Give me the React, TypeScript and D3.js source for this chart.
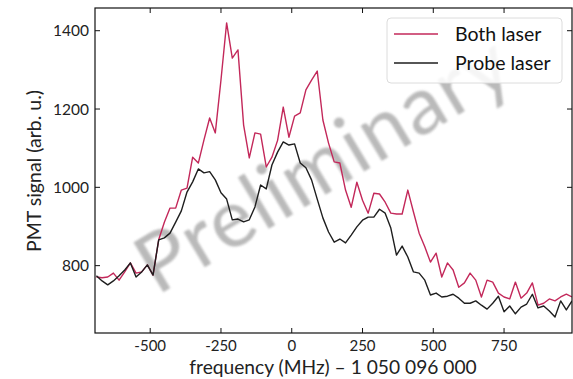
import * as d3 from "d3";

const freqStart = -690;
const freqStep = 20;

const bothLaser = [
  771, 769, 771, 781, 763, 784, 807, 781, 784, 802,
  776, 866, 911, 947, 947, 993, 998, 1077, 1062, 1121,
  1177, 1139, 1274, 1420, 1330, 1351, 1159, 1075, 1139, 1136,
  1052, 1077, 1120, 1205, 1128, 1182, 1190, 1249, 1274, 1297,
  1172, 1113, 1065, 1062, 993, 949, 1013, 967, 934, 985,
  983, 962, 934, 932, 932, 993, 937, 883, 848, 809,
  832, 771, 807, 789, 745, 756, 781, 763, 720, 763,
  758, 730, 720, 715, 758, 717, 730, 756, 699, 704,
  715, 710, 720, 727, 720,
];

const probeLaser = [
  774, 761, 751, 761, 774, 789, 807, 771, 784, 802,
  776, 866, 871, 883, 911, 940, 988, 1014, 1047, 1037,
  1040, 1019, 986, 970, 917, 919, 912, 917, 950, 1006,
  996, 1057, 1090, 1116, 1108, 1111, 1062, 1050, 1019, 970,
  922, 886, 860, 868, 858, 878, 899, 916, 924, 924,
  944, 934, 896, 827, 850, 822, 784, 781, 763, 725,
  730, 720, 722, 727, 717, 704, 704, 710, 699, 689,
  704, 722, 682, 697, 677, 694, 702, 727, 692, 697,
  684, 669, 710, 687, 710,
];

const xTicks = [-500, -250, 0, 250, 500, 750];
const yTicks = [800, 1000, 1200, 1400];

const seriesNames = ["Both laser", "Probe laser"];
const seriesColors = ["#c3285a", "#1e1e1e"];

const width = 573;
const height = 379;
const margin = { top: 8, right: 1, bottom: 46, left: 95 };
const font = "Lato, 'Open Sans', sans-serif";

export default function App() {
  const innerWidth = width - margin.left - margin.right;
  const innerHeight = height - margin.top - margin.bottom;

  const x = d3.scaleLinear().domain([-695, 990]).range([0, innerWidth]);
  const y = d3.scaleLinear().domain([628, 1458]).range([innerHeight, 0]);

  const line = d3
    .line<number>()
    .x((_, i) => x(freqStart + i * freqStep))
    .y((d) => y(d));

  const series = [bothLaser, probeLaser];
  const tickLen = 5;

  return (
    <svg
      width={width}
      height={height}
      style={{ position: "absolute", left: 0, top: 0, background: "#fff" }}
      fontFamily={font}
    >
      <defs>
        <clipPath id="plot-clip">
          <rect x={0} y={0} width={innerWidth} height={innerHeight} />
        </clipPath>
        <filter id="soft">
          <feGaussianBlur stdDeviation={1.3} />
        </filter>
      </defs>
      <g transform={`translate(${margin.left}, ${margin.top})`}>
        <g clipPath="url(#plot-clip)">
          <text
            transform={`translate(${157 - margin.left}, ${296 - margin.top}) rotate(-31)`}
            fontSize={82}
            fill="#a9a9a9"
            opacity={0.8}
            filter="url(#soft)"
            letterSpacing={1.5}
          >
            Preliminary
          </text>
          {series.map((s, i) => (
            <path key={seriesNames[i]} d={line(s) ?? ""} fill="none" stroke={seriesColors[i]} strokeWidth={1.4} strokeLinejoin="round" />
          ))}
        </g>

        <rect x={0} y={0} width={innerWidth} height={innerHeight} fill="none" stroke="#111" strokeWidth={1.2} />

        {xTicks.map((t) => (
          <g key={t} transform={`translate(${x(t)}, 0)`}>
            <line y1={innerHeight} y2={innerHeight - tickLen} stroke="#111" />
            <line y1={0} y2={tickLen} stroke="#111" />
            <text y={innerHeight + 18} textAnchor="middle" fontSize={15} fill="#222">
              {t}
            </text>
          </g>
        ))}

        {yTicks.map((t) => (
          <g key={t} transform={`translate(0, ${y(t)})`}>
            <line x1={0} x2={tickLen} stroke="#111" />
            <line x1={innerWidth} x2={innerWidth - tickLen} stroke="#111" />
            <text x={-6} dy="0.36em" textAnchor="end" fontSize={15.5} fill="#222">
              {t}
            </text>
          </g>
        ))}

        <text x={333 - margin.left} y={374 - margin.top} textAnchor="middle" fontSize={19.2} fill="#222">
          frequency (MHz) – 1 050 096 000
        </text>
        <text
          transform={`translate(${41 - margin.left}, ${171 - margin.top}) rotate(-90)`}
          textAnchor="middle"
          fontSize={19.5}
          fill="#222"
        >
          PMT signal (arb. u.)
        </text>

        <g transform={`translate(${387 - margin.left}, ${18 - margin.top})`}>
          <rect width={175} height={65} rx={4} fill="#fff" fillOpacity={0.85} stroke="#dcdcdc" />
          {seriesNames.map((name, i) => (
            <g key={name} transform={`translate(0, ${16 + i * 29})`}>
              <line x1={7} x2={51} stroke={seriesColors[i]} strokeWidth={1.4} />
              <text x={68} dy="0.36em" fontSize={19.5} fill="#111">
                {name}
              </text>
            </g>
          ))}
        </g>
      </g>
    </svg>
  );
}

- [Problem to work on]
Repeat the data exactly in full, omitting its pictures.

- [Response to this exercise]
Give me the React, TypeScript and D3.js source for this chart.
import * as d3 from "d3";

const freqStart = -690;
const freqStep = 20;

const bothLaser = [
  771, 769, 771, 781, 763, 784, 807, 781, 784, 802,
  776, 866, 911, 947, 947, 993, 998, 1077, 1062, 1121,
  1177, 1139, 1274, 1420, 1330, 1351, 1159, 1075, 1139, 1136,
  1052, 1077, 1120, 1205, 1128, 1182, 1190, 1249, 1274, 1297,
  1172, 1113, 1065, 1062, 993, 949, 1013, 967, 934, 985,
  983, 962, 934, 932, 932, 993, 937, 883, 848, 809,
  832, 771, 807, 789, 745, 756, 781, 763, 720, 763,
  758, 730, 720, 715, 758, 717, 730, 756, 699, 704,
  715, 710, 720, 727, 720,
];

const probeLaser = [
  774, 761, 751, 761, 774, 789, 807, 771, 784, 802,
  776, 866, 871, 883, 911, 940, 988, 1014, 1047, 1037,
  1040, 1019, 986, 970, 917, 919, 912, 917, 950, 1006,
  996, 1057, 1090, 1116, 1108, 1111, 1062, 1050, 1019, 970,
  922, 886, 860, 868, 858, 878, 899, 916, 924, 924,
  944, 934, 896, 827, 850, 822, 784, 781, 763, 725,
  730, 720, 722, 727, 717, 704, 704, 710, 699, 689,
  704, 722, 682, 697, 677, 694, 702, 727, 692, 697,
  684, 669, 710, 687, 710,
];

const xTicks = [-500, -250, 0, 250, 500, 750];
const yTicks = [800, 1000, 1200, 1400];

const seriesNames = ["Both laser", "Probe laser"];
const seriesColors = ["#c3285a", "#1e1e1e"];

const width = 573;
const height = 379;
const margin = { top: 8, right: 1, bottom: 46, left: 95 };
const font = "Lato, 'Open Sans', sans-serif";

export default function App() {
  const innerWidth = width - margin.left - margin.right;
  const innerHeight = height - margin.top - margin.bottom;

  const x = d3.scaleLinear().domain([-695, 990]).range([0, innerWidth]);
  const y = d3.scaleLinear().domain([628, 1458]).range([innerHeight, 0]);

  const line = d3
    .line<number>()
    .x((_, i) => x(freqStart + i * freqStep))
    .y((d) => y(d));

  const series = [bothLaser, probeLaser];
  const tickLen = 5;

  return (
    <svg
      width={width}
      height={height}
      style={{ position: "absolute", left: 0, top: 0, background: "#fff" }}
      fontFamily={font}
    >
      <defs>
        <clipPath id="plot-clip">
          <rect x={0} y={0} width={innerWidth} height={innerHeight} />
        </clipPath>
        <filter id="soft">
          <feGaussianBlur stdDeviation={1.3} />
        </filter>
      </defs>
      <g transform={`translate(${margin.left}, ${margin.top})`}>
        <g clipPath="url(#plot-clip)">
          <text
            transform={`translate(${157 - margin.left}, ${296 - margin.top}) rotate(-31)`}
            fontSize={82}
            fill="#a9a9a9"
            opacity={0.8}
            filter="url(#soft)"
            letterSpacing={1.5}
          >
            Preliminary
          </text>
          {series.map((s, i) => (
            <path key={seriesNames[i]} d={line(s) ?? ""} fill="none" stroke={seriesColors[i]} strokeWidth={1.4} strokeLinejoin="round" />
          ))}
        </g>

        <rect x={0} y={0} width={innerWidth} height={innerHeight} fill="none" stroke="#111" strokeWidth={1.2} />

        {xTicks.map((t) => (
          <g key={t} transform={`translate(${x(t)}, 0)`}>
            <line y1={innerHeight} y2={innerHeight - tickLen} stroke="#111" />
            <line y1={0} y2={tickLen} stroke="#111" />
            <text y={innerHeight + 18} textAnchor="middle" fontSize={15} fill="#222">
              {t}
            </text>
          </g>
        ))}

        {yTicks.map((t) => (
          <g key={t} transform={`translate(0, ${y(t)})`}>
            <line x1={0} x2={tickLen} stroke="#111" />
            <line x1={innerWidth} x2={innerWidth - tickLen} stroke="#111" />
            <text x={-6} dy="0.36em" textAnchor="end" fontSize={15.5} fill="#222">
              {t}
            </text>
          </g>
        ))}

        <text x={333 - margin.left} y={374 - margin.top} textAnchor="middle" fontSize={19.2} fill="#222">
          frequency (MHz) – 1 050 096 000
        </text>
        <text
          transform={`translate(${41 - margin.left}, ${171 - margin.top}) rotate(-90)`}
          textAnchor="middle"
          fontSize={19.5}
          fill="#222"
        >
          PMT signal (arb. u.)
        </text>

        <g transform={`translate(${387 - margin.left}, ${18 - margin.top})`}>
          <rect width={175} height={65} rx={4} fill="#fff" fillOpacity={0.85} stroke="#dcdcdc" />
          {seriesNames.map((name, i) => (
            <g key={name} transform={`translate(0, ${16 + i * 29})`}>
              <line x1={7} x2={51} stroke={seriesColors[i]} strokeWidth={1.4} />
              <text x={68} dy="0.36em" fontSize={19.5} fill="#111">
                {name}
              </text>
            </g>
          ))}
        </g>
      </g>
    </svg>
  );
}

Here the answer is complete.